7. Lolita by Vladimir Nabokov – This book was recommended to me and I don’t think I was quite prepared for it’s difficult subject matter. Although often disturbing in it’s topic, Nabokov’s writing is undeniably beautiful. This book really spoke to me like few books do. His diction and narrative style is beautiful as well as tragic.


8. 1Q84 by Haruki Murakami – I was drawn to this book by it’s unique cover. I have the first edition hard cover. The book has images of two faces, one on the front cover and one on the back. The dust jacket is made of beautiful translucent paper with 1Q84 in transparent paper revealing the faces beneath. This story was so bizarre with reality and an alternate reality. The story has you questioning what is real and what isn’t. A lot of the plot elements seem otherworldly. I can’t say I loved it, but I didn’t dislike it either.

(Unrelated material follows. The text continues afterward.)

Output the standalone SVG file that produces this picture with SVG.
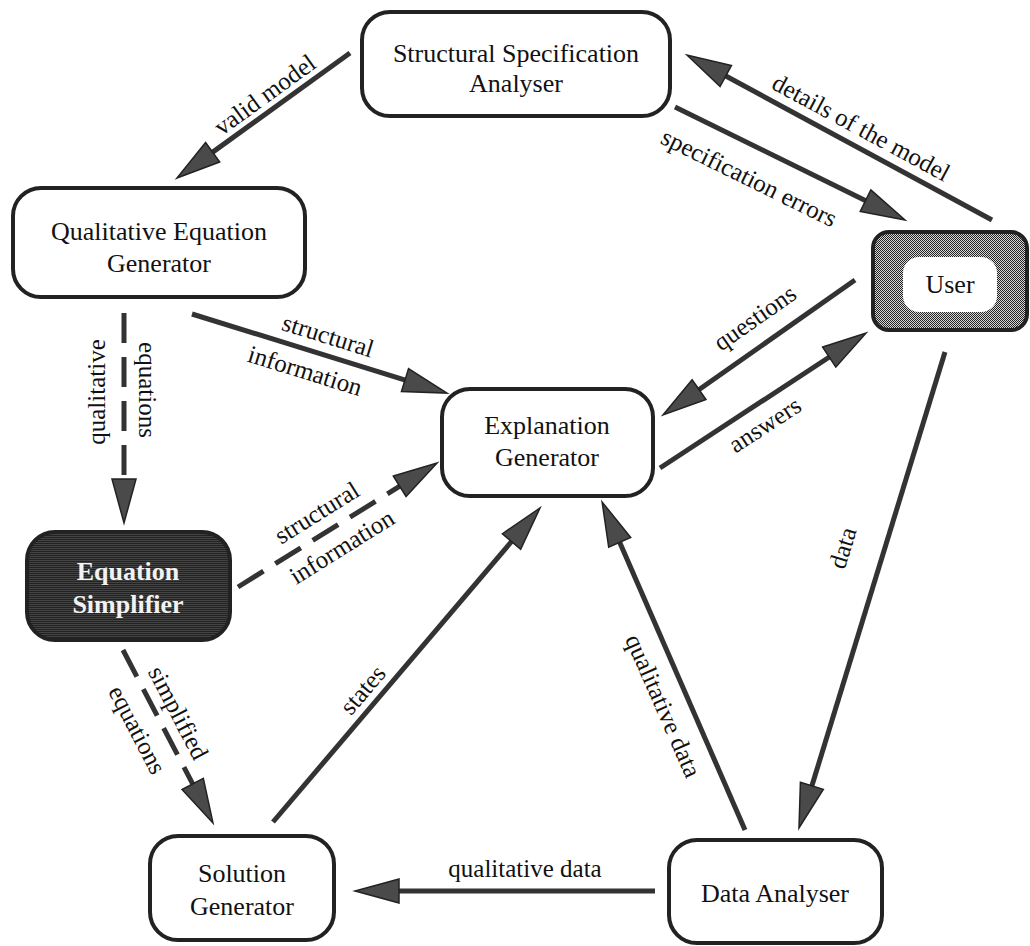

9. Inkheart by Cornelia Funke – This story is about a man who has a special gift; he can bring the characters of books to life when he reads them aloud. I love this concept and when I was younger, I loved this book. It brought my dreams to life and awakened my imagination in a way that most other books couldn’t. It was a great and absorbing young adult read.


10. The Curious Incident of the Dog in the Night-Time by Mark Haddon – The protagonist, Christopher John Francis Boone, is hands down the most unique character that I’ve come across. He is autistic and extraordinarily intelligent. I enjoyed being inside his brain in this narrative because it was so fascinating to see and move about his world as he did.  I wasn’t completely sold on the story, so I have to say that it is this character that makes this book very unique.